Someone described The Who, What or Where Game as Jeopardy! Lite. It was a pretty good quiz show with three contestants (usually one of them, a returning champion from the previous episode) answering not-the-easiest questions.

Host Art James would reveal a category like “Chocolate” or “World War II.” For each category, he had a “Who” question, a “What” question and a “Where” question and each question had posted odds based on its difficulty. A real tough question might have 5-to-1 odds. A real simple one might be 2-to-1 or even money. Each player would select an interrogatory pronoun and lock in a secret wager of up to $50 that he or she could answer the as-yet undisclosed question associated with it. Then the bets would be revealed. If you were the only contestant to wager on one question, you got to answer it and if you were right, the dollar amount — multiplied by the announced odds — would be added to your total. If two or three players bid on the same question then it went to the person who made the highest wager. If the wagers tied, then there’d be an auction. All the wagers would be blanked out and the players could bid for the question up to the total amount of money they had in their accounts at that moment. Totals went up and up and at the end of the show, they all got to keep what they’d won and they guy who’d won the most got to come back and face two new contestants.
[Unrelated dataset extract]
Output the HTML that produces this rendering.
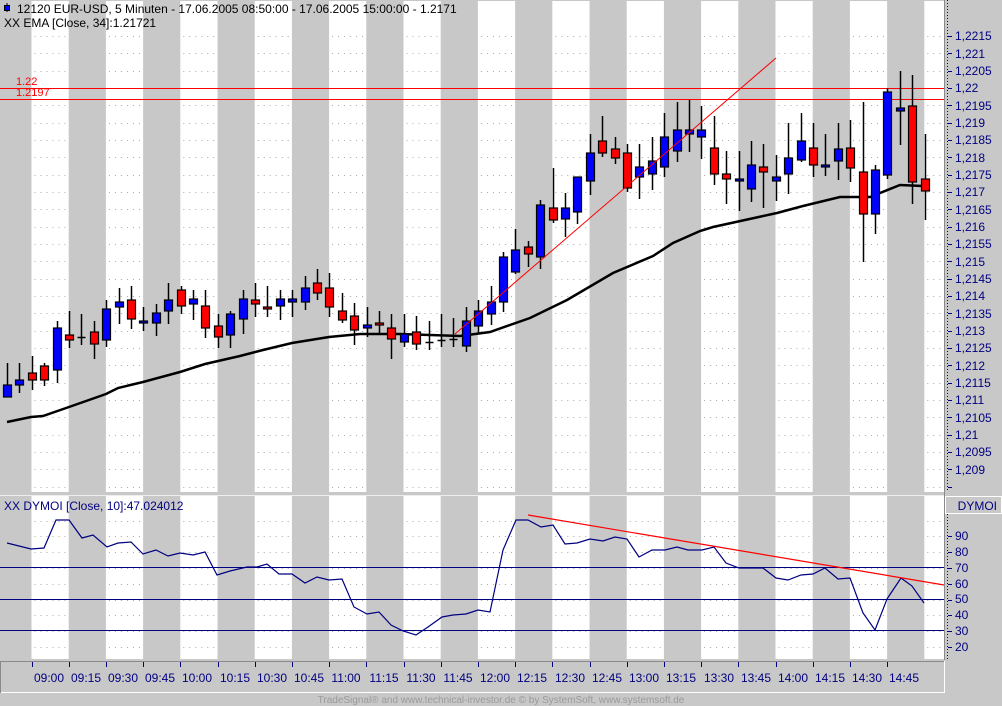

There was a little more to it than that but that’s already more than you need to know. The show moved at a brisk clip and Art James was a pretty good host. It went on the air in the last week of 1969 and stayed on ’til the first week in ’74. It was one of the last game shows done on a tiny set with no bells, no whistles, no cars on stage, no prize models and minimal lighting effects. Some of that was present in The Challengers, a very similar game show hosted by Dick Clark from 1990 to 1991.